The first goal is not freestyle
When a child is scared of water, the first lesson should not be judged by how many laps they swim. The first goal is whether the child can enter the water calmly, listen to the coach, and leave the pool feeling safer than before.
Many parents in Singapore search for swimming lessons only after seeing fear at a condo pool, public pool, or holiday pool. That fear is not a failure. It is information. It tells the coach how slowly the first phase needs to move.
What parents should check before booking
Ask whether the coach has experience with nervous beginners, whether the lesson can start near the steps or shallow area, and how the coach handles a child who refuses to submerge.

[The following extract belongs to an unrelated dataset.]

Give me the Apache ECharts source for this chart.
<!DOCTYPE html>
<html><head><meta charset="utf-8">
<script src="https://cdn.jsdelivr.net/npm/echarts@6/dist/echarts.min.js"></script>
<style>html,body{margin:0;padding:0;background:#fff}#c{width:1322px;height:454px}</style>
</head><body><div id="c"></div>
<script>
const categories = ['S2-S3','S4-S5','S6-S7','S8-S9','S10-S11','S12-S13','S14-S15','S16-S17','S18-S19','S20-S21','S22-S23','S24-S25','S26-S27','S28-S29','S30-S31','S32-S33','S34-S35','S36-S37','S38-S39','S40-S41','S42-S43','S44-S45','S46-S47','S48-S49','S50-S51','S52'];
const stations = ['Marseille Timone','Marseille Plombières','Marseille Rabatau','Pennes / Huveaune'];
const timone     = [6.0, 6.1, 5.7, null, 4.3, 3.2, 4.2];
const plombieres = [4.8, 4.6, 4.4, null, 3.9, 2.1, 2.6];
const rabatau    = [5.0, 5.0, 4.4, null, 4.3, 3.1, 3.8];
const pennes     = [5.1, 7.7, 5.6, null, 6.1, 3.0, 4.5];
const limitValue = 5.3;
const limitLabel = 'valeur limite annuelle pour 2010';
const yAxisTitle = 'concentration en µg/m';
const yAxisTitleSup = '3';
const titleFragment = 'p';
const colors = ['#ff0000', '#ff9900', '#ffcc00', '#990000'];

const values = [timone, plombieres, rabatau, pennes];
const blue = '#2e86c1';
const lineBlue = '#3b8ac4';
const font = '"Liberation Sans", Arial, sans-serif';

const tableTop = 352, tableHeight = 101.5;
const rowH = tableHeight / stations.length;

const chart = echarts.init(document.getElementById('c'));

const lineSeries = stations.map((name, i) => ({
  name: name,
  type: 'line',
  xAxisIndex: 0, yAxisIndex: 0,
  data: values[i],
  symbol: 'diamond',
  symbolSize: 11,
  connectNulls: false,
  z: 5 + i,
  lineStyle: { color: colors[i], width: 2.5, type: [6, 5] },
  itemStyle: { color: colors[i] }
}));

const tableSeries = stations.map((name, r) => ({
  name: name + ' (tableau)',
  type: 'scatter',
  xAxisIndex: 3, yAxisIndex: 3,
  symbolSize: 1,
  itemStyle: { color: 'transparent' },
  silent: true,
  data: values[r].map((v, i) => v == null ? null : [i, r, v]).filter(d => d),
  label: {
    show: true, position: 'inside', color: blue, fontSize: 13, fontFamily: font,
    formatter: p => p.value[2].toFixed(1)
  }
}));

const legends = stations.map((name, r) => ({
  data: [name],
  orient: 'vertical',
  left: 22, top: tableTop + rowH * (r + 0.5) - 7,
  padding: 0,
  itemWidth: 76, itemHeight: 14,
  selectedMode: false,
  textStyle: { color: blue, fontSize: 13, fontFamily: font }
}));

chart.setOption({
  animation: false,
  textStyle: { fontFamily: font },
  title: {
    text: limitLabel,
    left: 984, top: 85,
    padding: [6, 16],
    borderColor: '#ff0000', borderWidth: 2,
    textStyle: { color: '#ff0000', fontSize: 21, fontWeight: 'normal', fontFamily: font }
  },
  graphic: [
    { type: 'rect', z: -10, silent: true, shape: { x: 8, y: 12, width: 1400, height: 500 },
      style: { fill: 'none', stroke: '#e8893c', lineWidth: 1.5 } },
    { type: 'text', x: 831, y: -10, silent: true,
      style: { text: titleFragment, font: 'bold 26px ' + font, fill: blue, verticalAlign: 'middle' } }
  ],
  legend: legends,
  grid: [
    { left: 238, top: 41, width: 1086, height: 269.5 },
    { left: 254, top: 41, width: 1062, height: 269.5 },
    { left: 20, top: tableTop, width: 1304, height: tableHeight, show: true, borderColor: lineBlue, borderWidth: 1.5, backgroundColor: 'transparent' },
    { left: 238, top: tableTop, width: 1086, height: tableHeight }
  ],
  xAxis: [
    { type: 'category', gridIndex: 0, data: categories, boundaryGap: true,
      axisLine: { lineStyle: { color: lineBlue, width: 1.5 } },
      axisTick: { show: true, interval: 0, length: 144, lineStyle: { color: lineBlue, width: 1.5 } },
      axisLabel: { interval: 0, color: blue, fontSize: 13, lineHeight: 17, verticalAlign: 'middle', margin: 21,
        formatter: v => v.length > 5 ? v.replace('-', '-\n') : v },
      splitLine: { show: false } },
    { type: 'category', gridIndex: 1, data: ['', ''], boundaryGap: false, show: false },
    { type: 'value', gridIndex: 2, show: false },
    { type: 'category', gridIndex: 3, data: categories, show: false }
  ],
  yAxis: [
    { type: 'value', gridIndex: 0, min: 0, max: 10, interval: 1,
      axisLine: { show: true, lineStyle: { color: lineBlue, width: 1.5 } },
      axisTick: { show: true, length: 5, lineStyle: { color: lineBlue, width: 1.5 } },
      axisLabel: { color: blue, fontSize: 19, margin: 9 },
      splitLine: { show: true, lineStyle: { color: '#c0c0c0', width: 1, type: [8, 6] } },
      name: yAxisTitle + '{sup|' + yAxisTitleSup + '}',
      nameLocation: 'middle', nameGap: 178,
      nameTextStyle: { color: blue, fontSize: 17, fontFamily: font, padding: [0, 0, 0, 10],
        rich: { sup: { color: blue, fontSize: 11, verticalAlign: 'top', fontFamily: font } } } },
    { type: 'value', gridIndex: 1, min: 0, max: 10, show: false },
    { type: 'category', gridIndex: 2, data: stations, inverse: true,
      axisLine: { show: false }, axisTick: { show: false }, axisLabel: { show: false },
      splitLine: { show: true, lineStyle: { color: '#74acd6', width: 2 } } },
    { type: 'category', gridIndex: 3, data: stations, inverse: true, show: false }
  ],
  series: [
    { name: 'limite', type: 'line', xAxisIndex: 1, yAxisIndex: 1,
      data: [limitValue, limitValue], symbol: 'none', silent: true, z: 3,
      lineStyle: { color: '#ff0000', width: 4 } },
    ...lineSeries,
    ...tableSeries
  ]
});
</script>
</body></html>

A good coach should explain the plan clearly. For a nervous child, the plan may include poolside trust, assisted floating, breath bubbles, safe wall holding, simple kicking, and short repeated wins.

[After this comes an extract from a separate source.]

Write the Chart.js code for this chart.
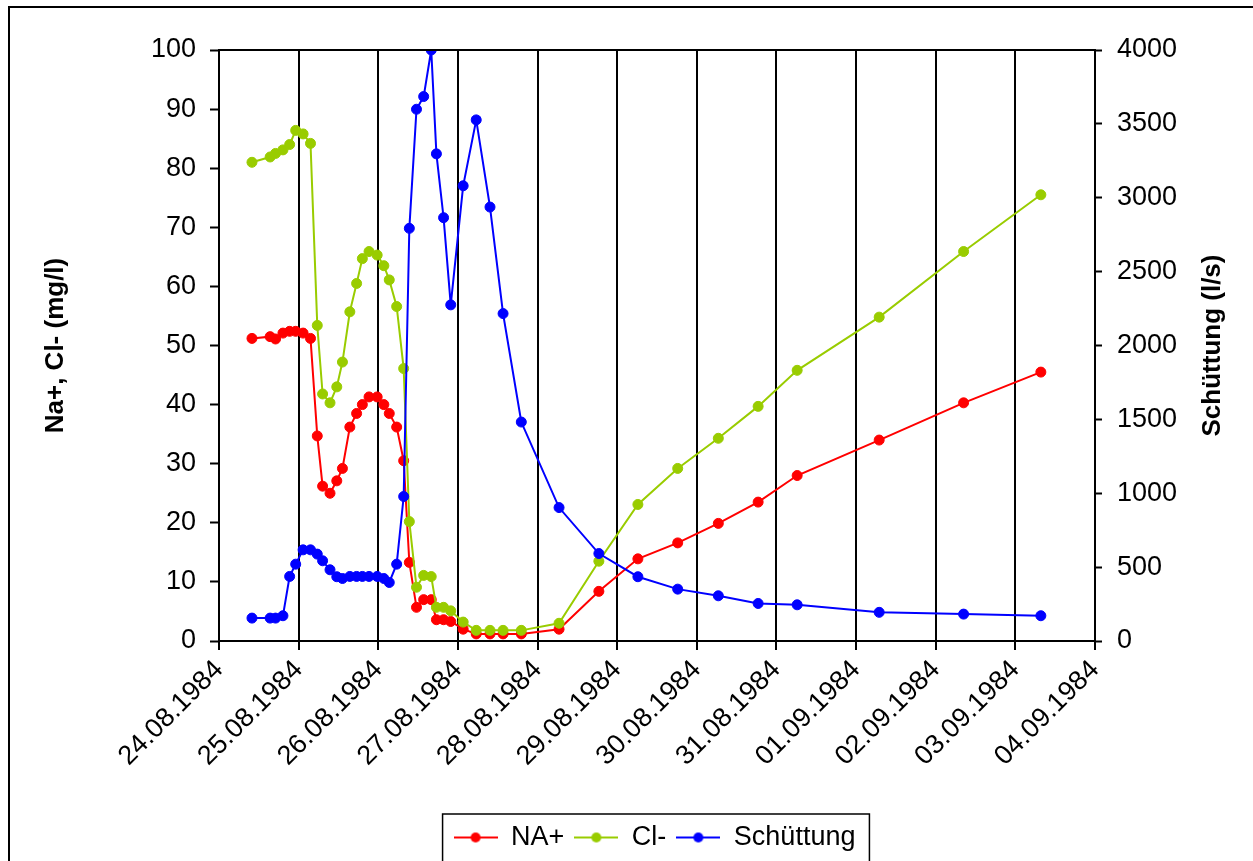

Why private lessons can help
Private swimming lessons are useful when the child needs the coach attention to be constant. There is less comparison with other children, fewer distractions, and more room for the coach to adjust the pace.
For families with condo access, a familiar pool can reduce anxiety. The child already knows the place, and the parent can stay nearby without creating a crowded public-pool experience.
How Penguin approaches nervous learners
Penguin Swim School treats water confidence as a serious foundation, not a warm-up. A child who feels safe will usually learn better, listen better, and progress more consistently.
The right recommendation may be private lessons, a self-formed small group, or a slower group entry point. The format should fit the child, not the other way around.